Walks Booklet: This successful publication is down to its last few copies, I have 6, and so is up for review and maybe reprinting. Help with updating the maps and information is needed and it is possible that it might be better to put the information onto the Branch Website though it would be more difficult to ‘monetise’ it there.
Social Gathering: The spring social gathering online was a success and Sue Davies and Jen Harley brought their skills together to run the Zoom event along with the photo competition. Ray Barnett gave the keynote talk on ‘factors that affect butterfly numbers’ which was really thought provoking. Thank you to Jen Harley and Sue Davies for their meticulous organisation. We can look forward to the next event, the Social Gathering at Ruishton on Saturday 12th March 2022. We expect this to be ‘in person’.
Enquiries and engagement: There continue to be many opportunities for engagement with other organisations and, sadly, often too little time to take them up. Such enquiries have come from East Hill near Frome, Haugh Farm, Chesterblade Hills and as already mentioned from Southmead Hospital and South Glos. Council.
Wider Countryside Butterfly Scheme (WCBS): Penny Wills has done this job for a couple of years and is stopping. Thank you to her for all her efforts. This means we need a new champion. Squares have been chosen at random across the County and there are available squares seeking recorders. See website ( https://www.somersetbutterflies.org.uk/wcbs ) to sign up.

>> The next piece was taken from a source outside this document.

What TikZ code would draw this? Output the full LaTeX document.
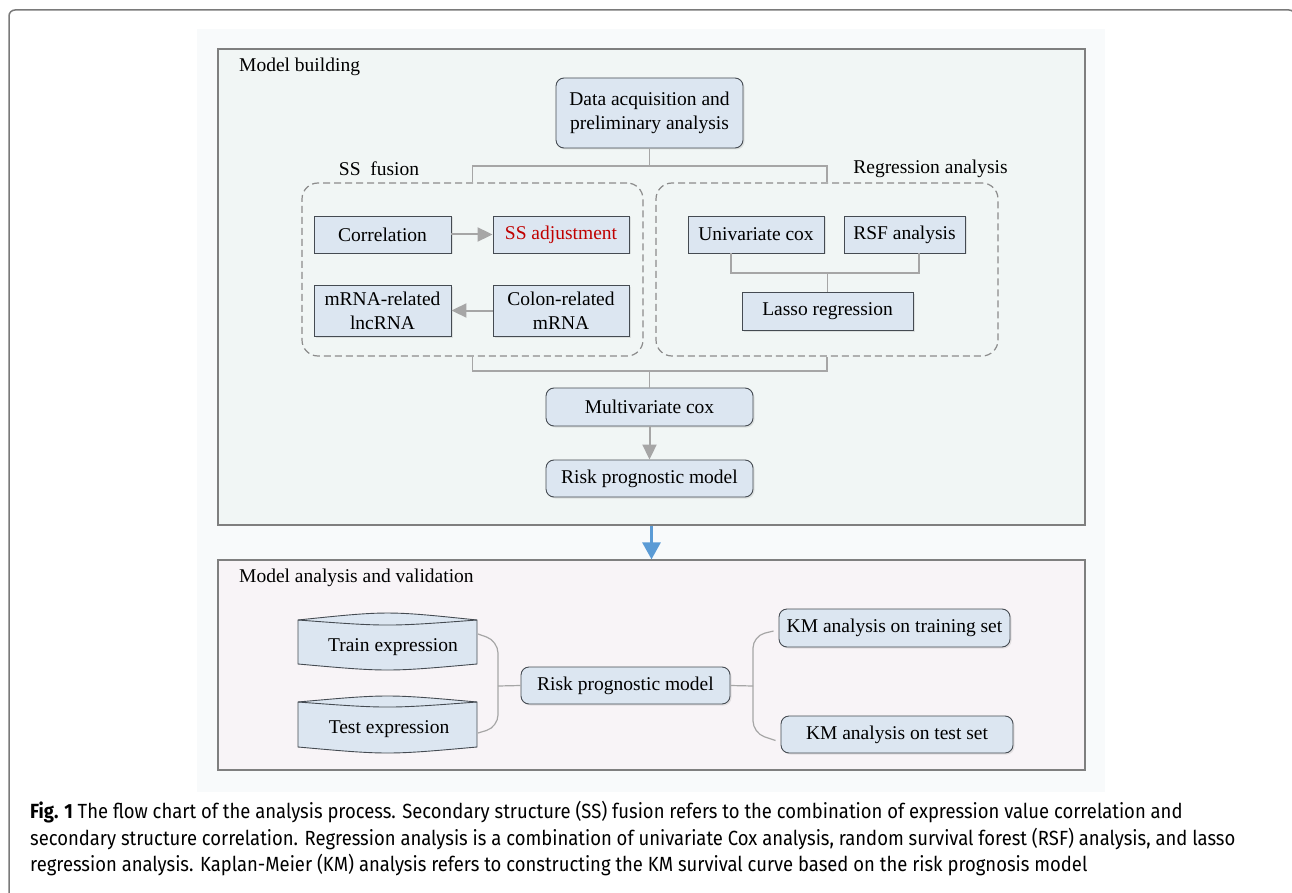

Transects: It looks like there might have been 81 transects walked in Somerset in 2021 though there are 15 or so that have yet to enter data. The 2020 season’s transect booklet is being worked on now and 2021’s will follow in the Spring in, I hope, a rather more timely manner. Entering data from transects before the end of October helps both the County recorder and the transect organiser and prompt responses to enquiries helps us deal with the tens of thousands of records in a reliable and consistent way.
Head Office and their New Strategy: HQ have developed a new strategy the headlines of which are to halve the number of threatened species of butterflies and moths, to improve the condition of 100 of the most important landscapes for butterflies and moths and to transform 100,00 wild spaces in the UK for people, butterflies, and moths. The supporting plans are available on the BC website and has been shared with the Chairs of the country’s 31 local branches. It picks up on Nature Recovery Network strategies that are also being produced by the AONBs (about to become National Landscapes) and the Wildlife Trusts. While each expresses its strategies for its own organisation it is self-evident that cooperation across all these, and other land-owning organisations is essential for the Nature Recovery Network plans to deliver the Wildlife gains that they are all talking so enthusiastically about.
The Branch Committee: I would like to thank all of the branch Committee for their varied contributions to the overall activity of the Branch. The Committee would like to welcome one or two members from Bristol if at all possible. We do welcome Nick Redman as the new treasurer and would like to thank John Andrews for his role as treasurer which he carried out for several years along with being Chair and Secretary! As a Branch Committee all we need now is a Chair so that if there is anyone with a wide range of butterfly interests willing to help develop the new strategies from BC HQ, the AONBs and the Somerset Wildlife Trust there is a role waiting for you.